The Bush administration sought to crush AQI by recruiting local Sunni tribesmen into a militia movement known as the Sons of Iraq that worked closely with U.S. forces. While the strategy dealt serious blows to AQI, it failed to eradicate the group, which went underground and continued to pursue a campaign of bombings, assassinations and attacks that targeted Shiites and government officials.
If you are trying to weigh the blame, there is more on the Bush administration. Michael O’Hanlon
The group, many of whose leaders met while prisoners at the U.S. military’s Camp Bucca detention center in Iraq, re-emerged in 2013, co-opting support from a protest movement by Sunnis in Iraq’s Anbar province enraged by what they denounced as broken promises and persecution by the Shiite-dominated central government.
The group also sent fighters into neighboring Syria, which was enmeshed in devastating civil war that erupted in 2011, seizing territory that it used as springboard for the 2014 offensive that overran the northern Iraqi city of Mosul and stormed to the outskirts of Baghdad.
“There is blame to go around,” said Michael O'Hanlon, a senior foreign policy fellow at the Brookings Institution. “But if you are trying to weigh the blame, there is more on the Bush administration, that’s when these forces really developed.”
O’Hanlon, who supported the Bush decision to invade Iraq, said he believes Obama could have tried harder to persuade Maliki to keep a residual force in Iraq, but credits Obama with slowing down the withdrawal until late 2011, beyond his original timeline.
“Blind haste is not a fair characterization,’ he said.
Anthony Cordesman, a national security analyst at the Center for Strategic and International Studies in Washington, said he sees little value in arguments about who bears responsibility for the rise of the Islamic State in Iraq.
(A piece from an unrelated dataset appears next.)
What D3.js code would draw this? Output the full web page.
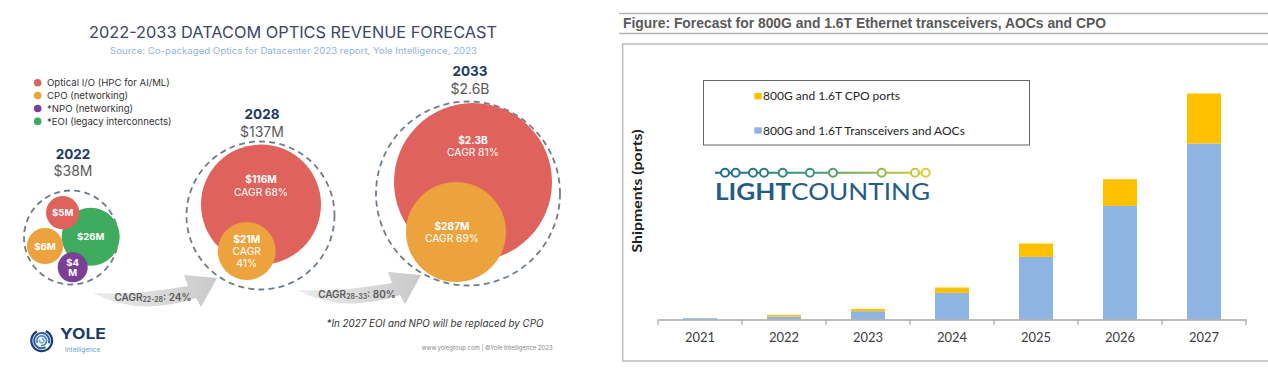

“Nothing could be more damaging or pointless in serving American interests at this point than a partisan debate that focuses on whether President Bush or President Obama ‘lost Iraq,’ ” he said, adding that the “record will show . . . Iraq’s problems have been shaped far more by Iraqis and Iran” than the actions of the United States.
New Jersey Gov. Chris Christie, a rival for the Republican nomination, said he thought Jeb Bush had made a mistake trying to “re-litigate” the Iraq war.
“It makes no sense for us as a party. he said. “We know what the answer to that question is, we should just move on to the other issues that are of real concern.”